Later that night we chose a dispersed campsite. We had just built a fire and were getting ready to make dinner when a white pickup came flying down the road. We hadn’t seen anyone drive by yet so we both looked up. The driver slammed on the brakes, got out and approached us. His uniform and badge revealed that he was a Forest Service LEO (law enforcement officer). I hadn’t done anything wrong, but I looked nervously at our fire. Were we not supposed to camp here? He’d stopped pretty urgently.
He solemnly handed me his card. “There are strange people out here,” he said, looking at us intently. “I mean it. Call me if you see anything…strange.”

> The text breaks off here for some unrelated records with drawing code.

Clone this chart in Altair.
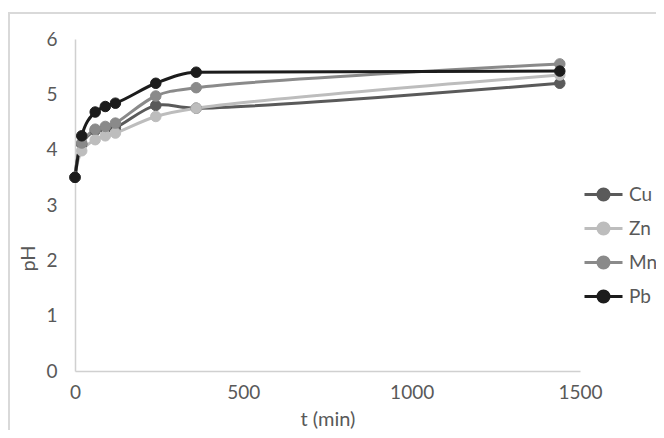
import altair as alt
import pandas as pd

t = [0, 20, 60, 90, 120, 240, 360, 1440]
series = ["Cu", "Zn", "Mn", "Pb"]
cu = [3.5, 4.10, 4.35, 4.38, 4.40, 4.80, 4.75, 5.20]
zn = [3.5, 3.98, 4.18, 4.25, 4.30, 4.60, 4.75, 5.35]
mn = [3.5, 4.12, 4.37, 4.42, 4.48, 4.97, 5.12, 5.55]
pb = [3.5, 4.25, 4.68, 4.78, 4.84, 5.20, 5.40, 5.42]
colors = ["#5a5a5a", "#bdbdbd", "#8a8a8a", "#1c1c1c"]
x_ticks = [0, 500, 1000, 1500]
y_ticks = [0, 1, 2, 3, 4, 5, 6]

rows = []
for i, (name, vals) in enumerate(zip(series, [cu, zn, mn, pb])):
    for tt, v in zip(t, vals):
        rows.append({"t": tt, "pH": v, "metal": name, "ord": i})
df = pd.DataFrame(rows)

FONT = "Lato"
x = alt.X("t:Q", scale=alt.Scale(domain=[0, 1500], nice=False),
          axis=alt.Axis(values=x_ticks, format="d", title="t (min)", grid=False, ticks=False,
                        labelFlush=False, domainColor="#d0d0d0", labelPadding=12, titleY=54,
                        titleBaseline="alphabetic"))
y = alt.Y("pH:Q", scale=alt.Scale(domain=[0, 6], nice=False),
          axis=alt.Axis(values=y_ticks, title="pH", grid=False, ticks=False, labelFlush=False,
                        domainColor="#d0d0d0", labelPadding=18, titleX=-47, titleY=219,
                        titleAngle=-90, titleAlign="center", titleBaseline="middle"))

scale = alt.Scale(domain=series, range=colors)
SYMBOL = "M-1,0L1,0M-0.29,0A0.29,0.29 0 1,0 0.29,0A0.29,0.29 0 1,0 -0.29,0Z"
leg = dict(title=None, orient="none", legendX=508, legendY=135,
           symbolType=SYMBOL, symbolSize=1444, symbolStrokeWidth=3, rowPadding=1,
           labelFont=FONT, labelFontSize=19, labelColor="#595959", labelOffset=5)

base = alt.Chart(df)
lines_a = base.transform_filter(alt.datum.metal != "Pb").mark_line(
    strokeWidth=3, interpolate="catmull-rom").encode(
    x=x, y=y,
    stroke=alt.Stroke("metal:N", scale=scale, legend=alt.Legend(**leg)),
    order="ord:Q",
)
lines_b = base.transform_filter(alt.datum.metal == "Pb").mark_line(
    strokeWidth=3, interpolate="monotone").encode(
    x=x, y=y,
    stroke=alt.Stroke("metal:N", scale=scale, legend=alt.Legend(**leg)),
    order="ord:Q",
)
points = base.mark_point(filled=True, size=110, opacity=1, strokeWidth=1).encode(
    x=x, y=y,
    fill=alt.Fill("metal:N", scale=scale, legend=alt.Legend(**leg)),
    stroke=alt.Stroke("metal:N", scale=scale, legend=alt.Legend(**leg)),
    order="ord:Q",
)

border_top = base.mark_rule(color="#d9d9d9", strokeWidth=2).encode(
    x=alt.value(-66), x2=alt.value(620), y=alt.value(-26)
)
border_left = base.mark_rule(color="#d9d9d9", strokeWidth=2).encode(
    x=alt.value(-66), y=alt.value(-27), y2=alt.value(420)
)

chart = alt.layer(border_top, border_left, lines_a, lines_b, points).properties(
    width=505, height=332,
    autosize=alt.AutoSizeParams(type="none"),
    padding={"left": 67, "top": 31, "right": 76, "bottom": 59},
).configure_view(stroke=None).configure_axis(
    labelFont=FONT, labelFontSize=19, labelColor="#595959",
    titleFont=FONT, titleFontSize=20, titleColor="#595959", titleFontWeight="normal",
    domainWidth=1.5,
)

chart.save("out.html", embed_options={"renderer": "svg", "actions": False})
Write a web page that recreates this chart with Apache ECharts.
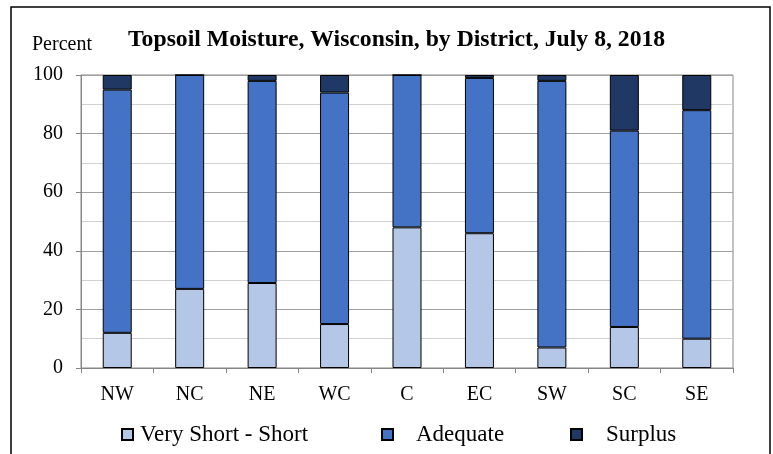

And then he got in his truck and drove away.
The End
Like most life events, I didn’t realize what a spectacular summer I’d had until the end of it. On paper, I had visited 412 bridges in three counties, documented bat sign at nearly 50% of them, and found maternity colonies and roosting bats.
The rest is hidden between the lines. The beautiful summer days I spent navigating wild backroads and lush green hiking trails. Freezing alpine lakes where I took a break from surveys and swam until my entire body was numb from cold. A huckleberry patch so bountiful, I filled a whole Nalgene within minutes. Happening upon “Big Pine”, an over 350-year-old gentle giant which is the third largest ponderosa pine tree in the United States. The peace I felt while paddling across a calm, moonlit lake when the bats began to fly around me in a flurry of whispering wings.
For the first time in my life, I asked my own research questions and thought about the best way to answer them. Even though I had done science projects before and was halfway to graduating with a bachelor’s in science, I realized I had only really done those projects out of necessity, not my own curiosity. I had been extremely lucky to be handed this opportunity, and I told myself that one day I would strive to provide opportunities for young researchers who lacked experience. Someone, somewhere along the way has to take a chance on you first.
Even though this part doesn’t get written into the research papers, now I knew. I understood the long and dreadful uncertainty whether my research would ever amount to anything. And eventually, I found out the pure joy of looking up and finding my elusive study subject staring back.